Work was also great during my 20s and 30s where it was a much more social environment and there was a lot of working hard during the day but then going out on the piss in the evening, it was great. Built up strong relationships with people. However I know those days are gone and also recognise there were plenty of downfalls with that working environment, but personally I preferred it and would do it all over again compared to the work culture today.
vinnyt77 the whole office v wfh debate will go on for years. We are all different and have different preferences, it’s def not one size fits all. Too many people stick to their preference and not prepared to accept other people have different preferences. The best companies can do is try and cater for everyone. At the end of the day we are all adults!
RichM 100% agree. Was tough during lockdown listening to folks in houseshares joining calls (in some cases) from their toilets, because it was the only free/quiet space.
I’ve been a 95% home based worker for upwards of 10 years. I’d find a proper 2-3 day hybrid model tough to get back to, but would consider it if I thought it made sense. 5 days a week in an office can get in the fucking bin.
alistair you either already do, or will work in a talent vacuum. It’s already happening at Amazon - they enforced a 5 day working week from the office and thousands have left - I’ll bet it isn’t the shit ones.
I refuse to work in the office until they relax their public masturbation policy
Old-Dutch they want an inch and you take a foot?
I feel offended that I’m asked to go to the toilet “if I want to do that”
It hurts my feelings
Along_the_Wire they want an inch and you take a foot?
Got it the wrong way round. Isn’t he the one taking an inch?
Along_the_Wire Not at all. The younger ones living in London like being in a nice new office. Proper work stations, screens, meeting rooms, gym downstairs, fridge full of sof drinks, fresh fruit, decent coffee machines. Three days in the office (not five), more if you want.
alistair Not at all. The younger ones living in London like being in a nice new office. Proper work stations, screens, meeting rooms, gym downstairs, fridge full of sof drinks, fresh fruit, decent coffee machines. Three days in the office (not five), more if you want.
This is the core of the corporate self-delusion. People don’t come to work for fruit, soft drinks, and coffee machines. Whether it is a new office or not doesn’t come into it — a bad workplace is a bad workplace no matter whether it is new.
Employers know full well that people aren’t any more inclined to do working lunches just because pizza is laid on.
They already have the means to do all these things. They simply pretend that these are incentive, and play along with employers that offer these as a poor alternative to the actual things they need. The same goes for corporate days out for some forced fun.
Workplaces are full of people pretending to buy in to it. The imbalance of power requires them to.
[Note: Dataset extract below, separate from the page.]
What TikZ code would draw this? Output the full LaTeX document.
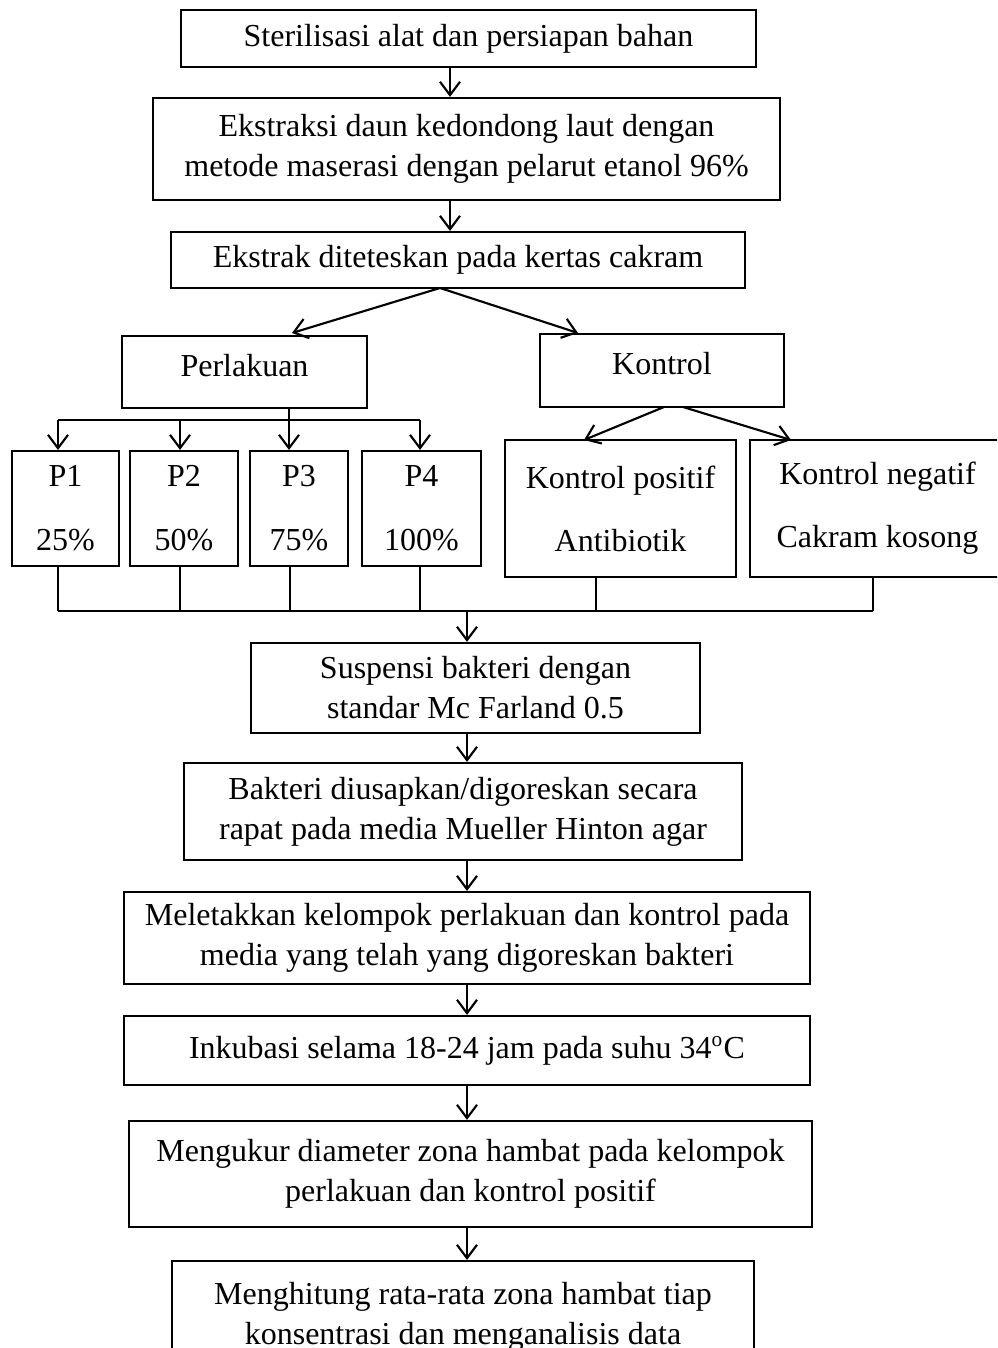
\documentclass[tikz,border=0pt]{standalone}
\usepackage{fontspec}
\setmainfont{Liberation Serif}
\usetikzlibrary{arrows.meta}

\tikzset{
    box/.style={draw, line width=0.8pt, align=center, inner sep=0pt, font=\fontsize{12}{15}\selectfont},
    arr/.style={line width=0.8pt, -{Straight Barb[length=5pt,width=7.5pt]}},
    link/.style={line width=0.5pt}
}

\begin{document}
\begin{tikzpicture}[x=0.375pt,y=-0.375pt]
        \clip (0,0) rectangle (997,1348);

        % main steps (top)
        \node[box, minimum width=215.6pt, minimum height=21.4pt] (steril) at (468.5,38.5) {Sterilisasi alat dan persiapan bahan};
        \node[box, minimum width=235.1pt, minimum height=38.3pt] (ekstr) at (466.5,149) {Ekstraksi daun kedondong laut dengan\\metode maserasi dengan pelarut etanol 96\%};
        \node[box, minimum width=215.3pt, minimum height=21pt] (tetes) at (458,260) {Ekstrak diteteskan pada kertas cakram};

        % groups
        \node[box, minimum width=91.9pt, minimum height=27pt, text depth=5pt] (perl) at (244.5,372) {Perlakuan};
        \node[box, minimum width=91.5pt, minimum height=27.4pt, text depth=5pt] (kont) at (662,370.5) {Kontrol};

        \node[box, minimum width=40.1pt, minimum height=43.1pt] (p1) at (65.5,508.5) {P1\\[9pt]25\%};
        \node[box, minimum width=40.5pt, minimum height=43.1pt] (p2) at (184,508.5) {P2\\[9pt]50\%};
        \node[box, minimum width=36.8pt, minimum height=43.1pt] (p3) at (299,508.5) {P3\\[9pt]75\%};
        \node[box, minimum width=44.6pt, minimum height=43.1pt] (p4) at (421.5,508.5) {P4\\[9pt]100\%};
        \node[box, minimum width=86.6pt, minimum height=51.4pt] (kpos) at (620.5,508.5) {Kontrol positif\\[8.6pt]Antibiotik};
        \node[box, minimum width=95.6pt, minimum height=51.4pt] (kneg) at (877.5,508.5) {Kontrol negatif\\[8.6pt]Cakram kosong};

        % main steps (bottom)
        \node[box, minimum width=168.4pt, minimum height=33.8pt] (susp) at (475.5,688) {Suspensi bakteri dengan\\standar Mc Farland 0.5};
        \node[box, minimum width=209.3pt, minimum height=36.4pt] (usap) at (463,811.5) {Bakteri diusapkan/digoreskan secara\\rapat pada media Mueller Hinton agar};
        \node[box, minimum width=257.3pt, minimum height=34.5pt] (letak) at (467,938) {Meletakkan kelompok perlakuan dan kontrol pada\\media yang telah yang digoreskan bakteri};
        \node[box, minimum width=257.3pt, minimum height=25.9pt] (inkub) at (467,1050.5) {Inkubasi selama 18-24 jam pada suhu 34\textsuperscript{o}C};
        \node[box, minimum width=256.1pt, minimum height=39.8pt] (ukur) at (470.5,1174) {Mengukur diameter zona hambat pada kelompok\\perlakuan dan kontrol positif};
        \node[box, minimum width=218.3pt, minimum height=42pt] (hitung) at (463,1317) {Menghitung rata-rata zona hambat tiap\\konsentrasi dan menganalisis data};

        \coordinate (upper) at (450,0);
        \coordinate (lower) at (467,0);
        \coordinate (fork) at (440,288);
        \coordinate (forkL) at (292,333);
        \coordinate (forkR) at (578,333);
        \coordinate (kontL) at (664,407);
        \coordinate (kontR) at (683,407);
        \coordinate (kposIn) at (584,440);
        \coordinate (knegIn) at (791,440);
        \coordinate (barL) at (58,420);
        \coordinate (barR) at (420,420);
        \coordinate (stem) at (289,420);
        \coordinate (busL) at (58,611);
        \coordinate (busR) at (873,611);
        \coordinate (busM) at (467,611);

        \draw[arr] (steril.south -| upper) -- (ekstr.north -| upper);
        \draw[arr] (ekstr.south -| upper) -- (tetes.north -| upper);
        \draw[arr] (fork) -- (forkL);
        \draw[arr] (fork) -- (forkR);

        % perlakuan branches
        \draw[line width=0.8pt] (barL) -- (barR);
        \draw[arr] (perl.south -| stem) -- (p3.north -| stem);
        \foreach \n/\x in {p1/58, p2/180, p4/420}
            \draw[arr] (\x,420) -- (\n.north -| \x,0);

        % kontrol branches
        \draw[arr] (kontL) -- (kposIn);
        \draw[arr] (kontR) -- (knegIn);

        % collecting line
        \foreach \n/\x in {p1/58, p2/180, p3/290, p4/420, kpos/596, kneg/873}
            \draw[link] (\n.south -| \x,0) -- (\x,611);
        \draw[line width=0.8pt] (busL) -- (busR);
        \draw[arr] (busM) -- (busM |- susp.north);

        \foreach \a/\b in {susp/usap, usap/letak, letak/inkub, inkub/ukur, ukur/hitung}
            \draw[arr] (\a.south -| lower) -- (\b.north -| lower);
\end{tikzpicture}
\end{document}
This just narrows the blinkers of employers that are high on their own supply of Kool Aid because they supplied a fridge stocked with fizzy pop.
They know that they do this because it is the cheaper alternative, and — in the case of flexibility — because they know their employer won’t relinquish control.
Meanwhile, the disenchantment grows and people leave at the first opportunity for employers that do offer something closer to what they are actually seeking.